She brushed back the sweat from her brow and hefted her water pot back up to her shoulder. How she would love to go to the well in the morning with the other women, but the rocks and spit flying her way last time deterred her from trying again. She raised her head a little higher and ignored the trickles running down her face. She refused to give it one more minute of thought. But who was sitting at the edge of the well in the middle of the noonday sun? Better to not look at him, fill her waterpot, and get home.
“Give me to drink,” the Stranger said to her.
Her head snapped up to take in his attire, and her puzzled thoughts tumbled out of her mouth. “How is it that thou being a Jew, askest drink of me, which am a woman of Samaria? For the Jews have no dealings with the Samaritans.”
“If thou knewest the gift of God, and who it is that saith to thee, Give me to drink; thou wouldest have asked of him, and he would have given thee living water.”
Perhaps the heat had made his thinking fuzzy? She looked around again to see if he had something to draw water from the well, but she found nothing. She voiced her concern and added, “Art thou greater than our father Jacob, which gave us the well, and drank thereof himself, and his children, and his cattle?”
“Whosoever drinketh of this water shall thirst again: But whosoever drinketh of the water that I shall give him shall never thirst; but the water that I shall give him shall be in him a well of water springing up into everlasting life.”
The compassion in His eyes assured her that His words were true. She would never have to make the trek back to this well in the dreaded heat again. “Please, Sir, give me this water.”
“Go, call thy husband, and come hither,” He replied calmly.
Her heart was anything but calm. Maybe she could get around this little obstacle with vague information. “I have no husband.”
“Thou hast well said, I have no husband: For thou hast had five husbands; and he whom thou now hast is not thy husband: in that saidst thou truly.”
She winced and fired back something that would hopefully distract him from the truth of her situation. She was a religious woman, after all. “Sir, I perceive that thou art a prophet.
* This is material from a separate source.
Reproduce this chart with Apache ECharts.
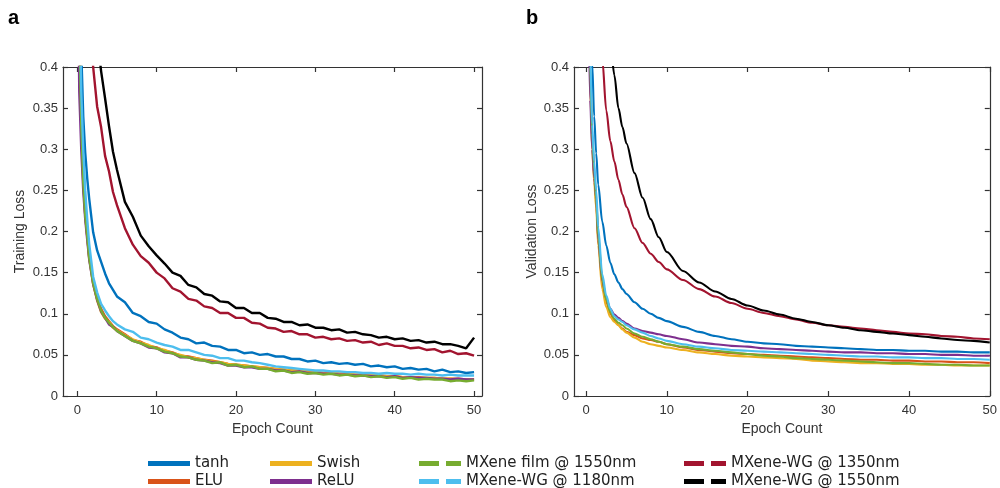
<!DOCTYPE html>
<html>
<head>
<meta charset="utf-8">
<script src="https://cdn.jsdelivr.net/npm/echarts@6/dist/echarts.min.js"></script>
<style>
html,body{margin:0;padding:0;background:#fff;}
#chart{width:1000px;height:488px;}
</style>
</head>
<body>
<div id="chart"></div>
<script>
// ---------- data ----------
const seriesNames = ['tanh', 'ELU', 'Swish', 'ReLU', 'MXene film @ 1550nm', 'MXene-WG @ 1180nm', 'MXene-WG @ 1350nm', 'MXene-WG @ 1550nm'];
const seriesColors = ['#0072BD', '#D95319', '#EDB120', '#7E2F8E', '#77AC30', '#4DBEEE', '#A2142F', '#000000'];
const dashedSeries = [false, false, false, false, true, true, true, true];
const xTicks = [0, 10, 20, 30, 40, 50];

// (a) training loss
const trainEpochs = [0.1, 0.25, 0.5, 0.75, 1, 1.25, 1.5, 2, 2.5, 3, 3.5, 4, 4.5, 5,
  6, 7, 8, 9, 10, 11, 12, 13, 14, 15, 16, 17, 18, 19, 20, 21, 22, 23, 24, 25, 26, 27, 28, 29, 30,
  31, 32, 33, 34, 35, 36, 37, 38, 39, 40, 41, 42, 43, 44, 45, 46, 47, 48, 49, 50];
const tanhTrain = [1.0, 0.6, 0.42, 0.34, 0.296, 0.265, 0.24, 0.199, 0.177, 0.163, 0.149, 0.137, 0.129, 0.121,
  0.114, 0.101, 0.097, 0.090, 0.088, 0.081, 0.077, 0.071, 0.069, 0.064, 0.065, 0.061, 0.060, 0.056, 0.056,
  0.052, 0.053, 0.050, 0.051, 0.048, 0.048, 0.045, 0.045, 0.042, 0.043, 0.040, 0.041, 0.039, 0.040, 0.038,
  0.039, 0.036, 0.037, 0.035, 0.036, 0.033, 0.034, 0.032, 0.033, 0.030, 0.032, 0.029, 0.030, 0.028, 0.029];
const eluTrain = [0.8, 0.46, 0.335, 0.265, 0.222, 0.196, 0.17, 0.139, 0.119, 0.106, 0.097, 0.091, 0.085, 0.081,
  0.075, 0.068, 0.066, 0.061, 0.059, 0.055, 0.053, 0.049, 0.048, 0.046, 0.044, 0.043, 0.041, 0.039, 0.038,
  0.037, 0.036, 0.035, 0.034, 0.033, 0.032, 0.031, 0.030, 0.030, 0.029, 0.028, 0.028, 0.027, 0.027, 0.026,
  0.026, 0.025, 0.025, 0.024, 0.024, 0.023, 0.023, 0.023, 0.022, 0.022, 0.021, 0.021, 0.021, 0.020, 0.020];
const swishTrain = [0.8, 0.45, 0.33, 0.262, 0.22, 0.194, 0.168, 0.136, 0.116, 0.102, 0.094, 0.09, 0.083, 0.080,
  0.074, 0.069, 0.065, 0.062, 0.058, 0.056, 0.052, 0.050, 0.047, 0.046, 0.044, 0.042, 0.041, 0.039, 0.038,
  0.037, 0.036, 0.035, 0.034, 0.033, 0.032, 0.031, 0.031, 0.030, 0.029, 0.028, 0.028, 0.027, 0.027, 0.026,
  0.025, 0.025, 0.025, 0.024, 0.024, 0.023, 0.023, 0.022, 0.022, 0.022, 0.021, 0.021, 0.020, 0.020, 0.020];
const reluTrain = [0.52, 0.37, 0.3, 0.25, 0.215, 0.19, 0.166, 0.136, 0.117, 0.103, 0.095, 0.087, 0.084, 0.079,
  0.073, 0.067, 0.064, 0.059, 0.058, 0.053, 0.052, 0.047, 0.047, 0.044, 0.043, 0.041, 0.040, 0.037, 0.037,
  0.035, 0.035, 0.033, 0.033, 0.031, 0.031, 0.029, 0.030, 0.028, 0.028, 0.027, 0.027, 0.026, 0.026, 0.025,
  0.025, 0.024, 0.024, 0.023, 0.024, 0.022, 0.023, 0.022, 0.022, 0.021, 0.021, 0.020, 0.021, 0.020, 0.020];
const filmTrain = [0.75, 0.45, 0.33, 0.26, 0.22, 0.195, 0.168, 0.137, 0.118, 0.104, 0.095, 0.089, 0.084, 0.079,
  0.073, 0.067, 0.064, 0.060, 0.058, 0.054, 0.052, 0.048, 0.047, 0.044, 0.043, 0.040, 0.041, 0.037, 0.038,
  0.035, 0.036, 0.033, 0.033, 0.030, 0.031, 0.028, 0.029, 0.027, 0.028, 0.026, 0.027, 0.025, 0.026, 0.024,
  0.025, 0.023, 0.024, 0.022, 0.023, 0.021, 0.022, 0.020, 0.021, 0.020, 0.020, 0.018, 0.019, 0.018, 0.019];
const wg1180Train = [0.8, 0.5, 0.37, 0.3, 0.25, 0.215, 0.185, 0.145, 0.126, 0.112, 0.104, 0.097, 0.091, 0.087,
  0.081, 0.078, 0.071, 0.069, 0.065, 0.062, 0.060, 0.056, 0.056, 0.053, 0.050, 0.049, 0.046, 0.046, 0.043,
  0.043, 0.041, 0.040, 0.038, 0.036, 0.035, 0.034, 0.033, 0.032, 0.031, 0.031, 0.030, 0.030, 0.029, 0.029,
  0.028, 0.028, 0.027, 0.028, 0.027, 0.027, 0.026, 0.027, 0.026, 0.026, 0.025, 0.026, 0.025, 0.025, 0.025];
const wg1350Train = [1.2, 1.0, 0.75, 0.66, 0.58, 0.52, 0.47, 0.4, 0.352, 0.327, 0.292, 0.273, 0.248, 0.232,
  0.204, 0.184, 0.170, 0.162, 0.150, 0.143, 0.131, 0.127, 0.118, 0.116, 0.109, 0.107, 0.101, 0.101, 0.095,
  0.095, 0.089, 0.088, 0.083, 0.082, 0.078, 0.079, 0.075, 0.075, 0.071, 0.072, 0.069, 0.070, 0.067, 0.068,
  0.065, 0.066, 0.062, 0.064, 0.061, 0.061, 0.058, 0.059, 0.056, 0.057, 0.053, 0.055, 0.051, 0.052, 0.049];
const wg1550Train = [1.5, 1.3, 1.0, 0.88, 0.8, 0.72, 0.64, 0.52, 0.44, 0.395, 0.362, 0.328, 0.297, 0.275,
  0.236, 0.218, 0.195, 0.182, 0.171, 0.161, 0.150, 0.146, 0.135, 0.132, 0.124, 0.122, 0.115, 0.114, 0.107,
  0.107, 0.101, 0.101, 0.095, 0.094, 0.090, 0.090, 0.086, 0.087, 0.083, 0.083, 0.080, 0.081, 0.077, 0.078,
  0.075, 0.074, 0.071, 0.072, 0.069, 0.070, 0.067, 0.068, 0.065, 0.066, 0.063, 0.063, 0.061, 0.058, 0.071];

// (b) validation loss
const valEpochs = [0.1, 0.25, 0.5, 0.75, 1, 1.25, 1.5, 2, 2.5, 3, 3.5, 4, 4.5, 5,
  6, 7, 8, 9, 10, 12, 14, 16, 18, 20, 22, 24, 26, 28, 30, 32, 34, 36, 38, 40, 42, 44, 46, 48, 50];
const tanhVal = [1.5, 1.0, 0.55, 0.405, 0.34, 0.295, 0.257, 0.212, 0.183, 0.162, 0.148, 0.138, 0.13, 0.124,
  0.114, 0.106, 0.1, 0.095, 0.091, 0.084, 0.078, 0.073, 0.069, 0.066, 0.064, 0.063, 0.061, 0.060, 0.059,
  0.058, 0.057, 0.056, 0.056, 0.055, 0.055, 0.054, 0.054, 0.053, 0.053];
const eluVal = [1.0, 0.63, 0.39, 0.31, 0.27, 0.235, 0.19, 0.138, 0.114, 0.1, 0.092, 0.086, 0.082, 0.078,
  0.074, 0.070, 0.068, 0.066, 0.063, 0.059, 0.056, 0.054, 0.052, 0.051, 0.050, 0.049, 0.048, 0.047, 0.046,
  0.045, 0.044, 0.044, 0.043, 0.043, 0.042, 0.042, 0.041, 0.041, 0.040];
const swishVal = [1.0, 0.62, 0.38, 0.3, 0.26, 0.228, 0.183, 0.13, 0.108, 0.096, 0.09, 0.086, 0.081, 0.077,
  0.071, 0.066, 0.063, 0.061, 0.059, 0.056, 0.053, 0.051, 0.049, 0.048, 0.047, 0.046, 0.045, 0.043, 0.042,
  0.041, 0.040, 0.040, 0.039, 0.039, 0.038, 0.038, 0.037, 0.037, 0.037];
const reluVal = [0.9, 0.5, 0.36, 0.3, 0.265, 0.24, 0.19, 0.14, 0.118, 0.106, 0.099, 0.095, 0.091, 0.088,
  0.082, 0.079, 0.077, 0.075, 0.073, 0.069, 0.065, 0.063, 0.061, 0.060, 0.058, 0.057, 0.056, 0.055, 0.054,
  0.053, 0.053, 0.052, 0.052, 0.051, 0.051, 0.050, 0.050, 0.049, 0.049];
const filmVal = [1.0, 0.65, 0.4, 0.32, 0.275, 0.24, 0.195, 0.142, 0.117, 0.102, 0.094, 0.089, 0.086, 0.082,
  0.076, 0.072, 0.069, 0.066, 0.063, 0.060, 0.057, 0.055, 0.053, 0.051, 0.049, 0.048, 0.046, 0.045, 0.044,
  0.043, 0.042, 0.041, 0.040, 0.040, 0.039, 0.038, 0.038, 0.037, 0.037];
const wg1180Val = [1.2, 0.8, 0.42, 0.33, 0.285, 0.25, 0.205, 0.148, 0.122, 0.106, 0.097, 0.093, 0.09, 0.086,
  0.081, 0.077, 0.073, 0.070, 0.067, 0.063, 0.060, 0.058, 0.056, 0.055, 0.054, 0.053, 0.052, 0.051, 0.050,
  0.049, 0.048, 0.048, 0.047, 0.047, 0.046, 0.046, 0.045, 0.045, 0.044];
const wg1350Val = [2.0, 1.6, 1.2, 0.95, 0.78, 0.65, 0.55, 0.41, 0.347, 0.31, 0.285, 0.263, 0.245, 0.23,
  0.204, 0.186, 0.173, 0.163, 0.154, 0.141, 0.130, 0.121, 0.113, 0.106, 0.101, 0.097, 0.093, 0.089, 0.086,
  0.084, 0.082, 0.080, 0.078, 0.076, 0.075, 0.073, 0.072, 0.070, 0.069];
const wg1550Val = [2.0, 1.8, 1.5, 1.2, 1.0, 0.85, 0.75, 0.6, 0.5, 0.43, 0.39, 0.35, 0.327, 0.307,
  0.271, 0.241, 0.215, 0.193, 0.175, 0.152, 0.138, 0.127, 0.118, 0.110, 0.104, 0.099, 0.094, 0.090, 0.086,
  0.083, 0.080, 0.078, 0.076, 0.074, 0.072, 0.070, 0.068, 0.067, 0.065];

const trainSets = [tanhTrain, eluTrain, swishTrain, reluTrain, filmTrain, wg1180Train, wg1350Train, wg1550Train];
const valSets = [tanhVal, eluVal, swishVal, reluVal, filmVal, wg1180Val, wg1350Val, wg1550Val];

// ---------- chart ----------
const axisColor = '#333333';
const tickFont = {fontFamily: 'Liberation Sans, Arial, sans-serif', fontSize: 13, color: '#333333'};
const nameFont = {fontFamily: 'Liberation Sans, Arial, sans-serif', fontSize: 14, color: '#333333'};

function xAxisDef(grid, min, max, pos, withLabels) {
  return {
    gridIndex: grid, type: 'value', min: min, max: max, position: pos,
    axisLine: {show: true, onZero: false, lineStyle: {color: axisColor, width: 1.2}},
    axisTick: {show: true, inside: true, length: 5, customValues: xTicks, lineStyle: {color: axisColor, width: 1.2}},
    axisLabel: withLabels ? Object.assign({show: true, customValues: xTicks, margin: 8}, tickFont) : {show: false},
    splitLine: {show: false},
    name: withLabels ? 'Epoch Count' : '',
    nameLocation: 'middle', nameGap: 26, nameTextStyle: nameFont
  };
}
function yAxisDef(grid, pos, name, gap) {
  return {
    gridIndex: grid, type: 'value', min: 0, max: 0.4, interval: 0.05, position: pos,
    axisLine: {show: true, onZero: false, lineStyle: {color: axisColor, width: 1.2}},
    axisTick: {show: true, inside: true, length: 5, lineStyle: {color: axisColor, width: 1.2}},
    axisLabel: name ? Object.assign({show: true, margin: 5,
      formatter: v => String(Math.round(v * 100) / 100)}, tickFont) : {show: false},
    splitLine: {show: false},
    name: name || '', nameLocation: 'middle', nameGap: gap || 0, nameTextStyle: nameFont
  };
}

const series = [];
function addSeries(xs, sets, xi, yi, smooth, width) {
  sets.forEach((ys, k) => {
    series.push({
      type: 'line', name: seriesNames[k], xAxisIndex: xi, yAxisIndex: yi,
      data: xs.map((x, i) => [x, ys[i]]),
      showSymbol: false, symbol: 'none', clip: true,
      smooth: smooth ? 0.3 : false, smoothMonotone: smooth ? 'x' : undefined,
      color: seriesColors[k],
      itemStyle: {color: seriesColors[k]},
      lineStyle: {color: seriesColors[k], width: width},
      emphasis: {disabled: true},
      animation: false
    });
  });
}
addSeries(trainEpochs, trainSets, 0, 0, false, 2.4);
addSeries(valEpochs, valSets, 1, 1, true, 2.1);

const solidIcon = 'path://M0,0H42V5H0Z';
const dashIcon = 'path://M0,0H20V5H0Z M27,0H42V5H27Z';
const legendCols = [148, 148, 270, 270, 419, 419, 684, 684];
const legendRows = [455, 473, 455, 473, 455, 473, 455, 473];
const legends = seriesNames.map((n, i) => ({
  orient: 'horizontal', left: legendCols[i], top: legendRows[i], padding: 0,
  itemWidth: 42, itemHeight: 5, itemGap: 0,
  symbolKeepAspect: false, selectedMode: false,
  textStyle: {fontFamily: 'DejaVu Sans, Verdana, sans-serif', fontSize: 15, color: '#222', lineHeight: 17},
  data: [{name: n, icon: dashedSeries[i] ? dashIcon : solidIcon}]
}));

const option = {
  backgroundColor: '#ffffff',
  animation: false,
  grid: [
    {left: 63, top: 67, width: 419, height: 329},
    {left: 574, top: 67, width: 418, height: 329}
  ],
  xAxis: [
    xAxisDef(0, -1.8, 51, 'bottom', true),
    xAxisDef(1, -1.5, 50, 'bottom', true),
    xAxisDef(0, -1.8, 51, 'top', false),
    xAxisDef(1, -1.5, 50, 'top', false)
  ],
  yAxis: [
    yAxisDef(0, 'left', 'Training Loss', 36),
    yAxisDef(1, 'left', 'Validation Loss', 35),
    yAxisDef(0, 'right', null),
    yAxisDef(1, 'right', null)
  ],
  legend: legends,
  graphic: [
    {type: 'text', x: 8, y: 8, style: {text: 'a', font: 'bold 20px Liberation Sans, Arial, sans-serif', fill: '#000'}},
    {type: 'text', x: 526, y: 8, style: {text: 'b', font: 'bold 20px Liberation Sans, Arial, sans-serif', fill: '#000'}}
  ],
  series: series
};

const chart = echarts.init(document.getElementById('chart'), null, {renderer: 'canvas'});
chart.setOption(option);
</script>
</body>
</html>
Our fathers worshipped in this mountain; and ye say, that in Jerusalem is the place where men ought to worship.”
“Woman, believe me, the hour cometh, when ye shall neither worship in this mountain, nor yet at Jerusalem, worship the Father. Ye worship ye know not what: we know what we worship: for salvation is of the Jews. But the hour cometh, and now is, when the true worshippers shall worship the Father in spirit and in truth: for the Father seeketh such to worship him. God is a Spirit: and they that worship him must worship him in spirit and in truth.”
Her heart pounded as the words escaped her mouth as quickly as she thought them. “I know that when Messias cometh, which is called Christ: when he is come, he will tell us all things.” “Would he know more than this man already did?” she wondered to herself.
“I that speak unto thee am he.”
She barely saw the twelve men dressed like him join them there. With a sharp intake of breath, she dropped her water pot and ran back to town. Caring little for the stares of the women laughing at her disheveled appearance, she found the men that she regularly spent time with.
“Come, see a man, which told me all things that ever I did; is not this the Christ?” They followed her back to the well to meet the man she spoke of with such incredulous wonder. Because of her testimony, many of those from the city believed on Him that day.
The truth of her situation was known to Him. He knew her, and still offered her Himself: the source of living water that would satisfy her every need.
Every person that has ever lived is in need of that living water. There is no other source for the water that satisfies for eternity.
Have you found the one who told you all that you ever did? I’m so thankful for the one who told me about Him. Who can we find to exclaim, “Come, see a man which told me all things that ever I did: is not this the Christ?”
(You can read the whole account of this true story in John 4.)